衝動のまま表現自在 絵画展を開くアール・ブリュット作家 川崎さん 水戸、17日まで

茨城新聞
2020年12月9日

既存の美術や文化に縛られず、自身の内側から湧く衝動のままに表現した芸術は「アール・ブリュット」と呼ばれる。別名「生の芸術」。昨年7月に茨城県で開催されたノンブラック展で、作品が新人賞に輝くなど、アール・ブリュットの作家として注目されつつある川崎翔平(かわさきしょうへい)さん。

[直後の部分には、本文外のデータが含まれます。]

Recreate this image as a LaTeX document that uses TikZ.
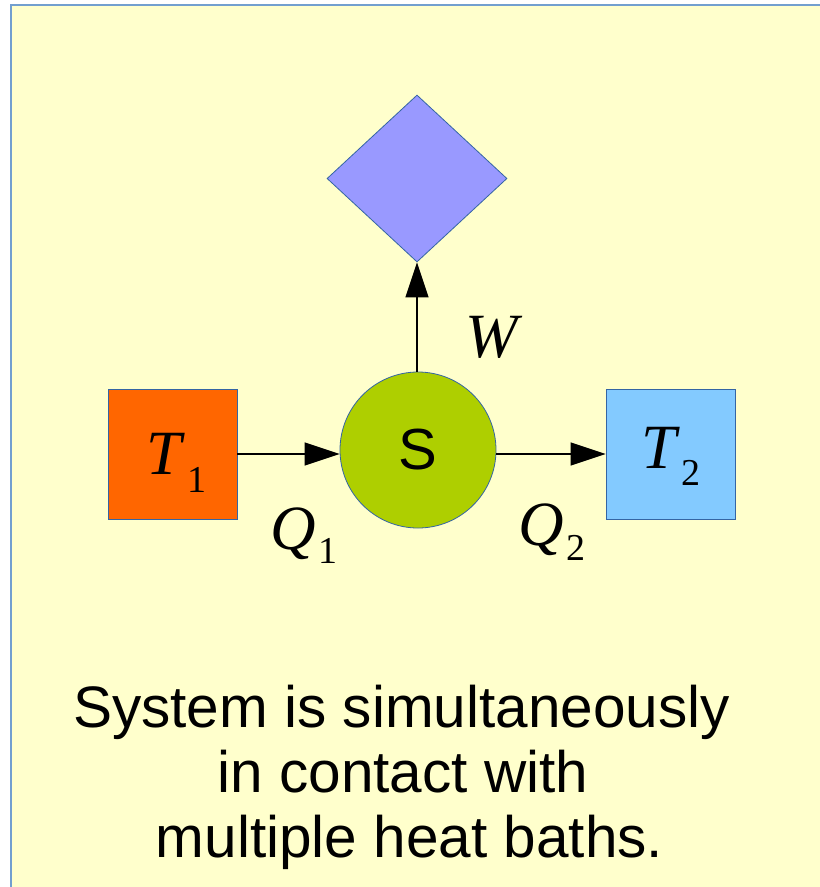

絵を描き始めたのは3歳の時。最初は信号機や道路を描いていた。母の浩子さんは「自分の興味があるものを熱心に描いていた様子だった」と当時を振り返る。自閉症のため、コミュニケーションを取ることが難しい部分もあるが、何より絵を描いているときに見せる楽しそうな笑顔から、居場所を見つけたような様子だったという。

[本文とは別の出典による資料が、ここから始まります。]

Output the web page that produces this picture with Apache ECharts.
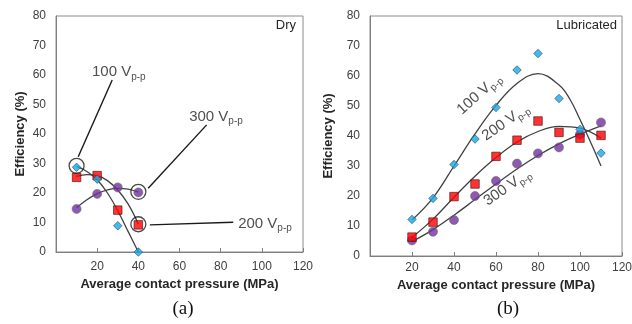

中学時代から、水戸市袴塚のみかど絵画教室(安斎栄代表)に通うようになり、水彩画や墨絵など幅広い描き方があることを学んだ。講師の橘さち子さんは、大型絵画を描く際、各パーツの大きさを調整することが難しいことに触れ、「彼は描く順番も普通なら考えられない所から始める。それでも最後にはきれいにまとめることができる」とアール・ブリュットならではの才能を感じるという。

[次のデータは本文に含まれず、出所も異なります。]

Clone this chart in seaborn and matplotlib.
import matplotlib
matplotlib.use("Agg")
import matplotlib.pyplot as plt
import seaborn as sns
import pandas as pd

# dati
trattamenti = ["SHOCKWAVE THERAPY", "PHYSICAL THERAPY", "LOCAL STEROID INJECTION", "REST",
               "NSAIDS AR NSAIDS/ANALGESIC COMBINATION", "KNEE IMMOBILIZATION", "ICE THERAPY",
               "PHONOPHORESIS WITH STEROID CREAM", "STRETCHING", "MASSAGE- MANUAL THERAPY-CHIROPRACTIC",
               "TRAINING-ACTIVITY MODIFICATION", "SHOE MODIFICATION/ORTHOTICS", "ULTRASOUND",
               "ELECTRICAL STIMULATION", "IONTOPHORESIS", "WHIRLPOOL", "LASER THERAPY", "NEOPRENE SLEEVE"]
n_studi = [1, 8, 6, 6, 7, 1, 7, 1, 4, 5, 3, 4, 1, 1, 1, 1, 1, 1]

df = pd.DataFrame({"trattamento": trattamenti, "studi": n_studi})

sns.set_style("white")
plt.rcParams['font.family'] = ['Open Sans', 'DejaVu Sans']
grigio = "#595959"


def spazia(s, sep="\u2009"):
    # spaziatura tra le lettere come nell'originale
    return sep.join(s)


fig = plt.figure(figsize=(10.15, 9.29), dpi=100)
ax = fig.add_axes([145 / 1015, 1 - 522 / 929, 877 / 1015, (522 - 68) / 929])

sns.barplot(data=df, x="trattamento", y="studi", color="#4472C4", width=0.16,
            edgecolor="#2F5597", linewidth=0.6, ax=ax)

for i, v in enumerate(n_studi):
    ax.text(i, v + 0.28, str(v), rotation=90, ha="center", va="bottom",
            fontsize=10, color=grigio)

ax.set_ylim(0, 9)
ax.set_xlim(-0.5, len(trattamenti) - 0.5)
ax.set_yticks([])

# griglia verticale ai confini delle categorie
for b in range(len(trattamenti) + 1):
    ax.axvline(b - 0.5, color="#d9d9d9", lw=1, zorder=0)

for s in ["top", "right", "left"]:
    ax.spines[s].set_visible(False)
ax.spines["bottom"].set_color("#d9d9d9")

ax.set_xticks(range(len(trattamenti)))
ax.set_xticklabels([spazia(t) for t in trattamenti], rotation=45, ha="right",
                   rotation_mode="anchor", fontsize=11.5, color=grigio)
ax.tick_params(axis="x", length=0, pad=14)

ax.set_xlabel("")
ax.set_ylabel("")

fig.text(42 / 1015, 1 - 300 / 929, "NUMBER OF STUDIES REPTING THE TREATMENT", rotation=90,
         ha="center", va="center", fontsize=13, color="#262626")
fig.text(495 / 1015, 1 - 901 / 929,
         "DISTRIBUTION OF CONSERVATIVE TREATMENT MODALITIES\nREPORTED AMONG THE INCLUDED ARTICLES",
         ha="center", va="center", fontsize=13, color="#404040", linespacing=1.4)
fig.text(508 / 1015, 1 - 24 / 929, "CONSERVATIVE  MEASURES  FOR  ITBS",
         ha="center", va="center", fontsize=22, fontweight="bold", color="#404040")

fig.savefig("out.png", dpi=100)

特徴的なのは、作品が出来上がっても、何か感じるものがあれば、随時付け加えていくところ。時々、過去の作品を見返し、色合いや形など変化させたりもする。

現在、同市見和の市立見和図書館ギャラリーで絵画展を開いている。新人賞を受賞した作品「いきていくちから」など計4点の大型絵画を展示。初日の11月28日にはファンの1人でもある高橋靖水戸市長が訪れた。同日も、作品に生命を吹き掛けるように筆を走らせていた。

【メモ】絵画展は17日まで。姉からもらった音楽機器がお気に入り。27歳。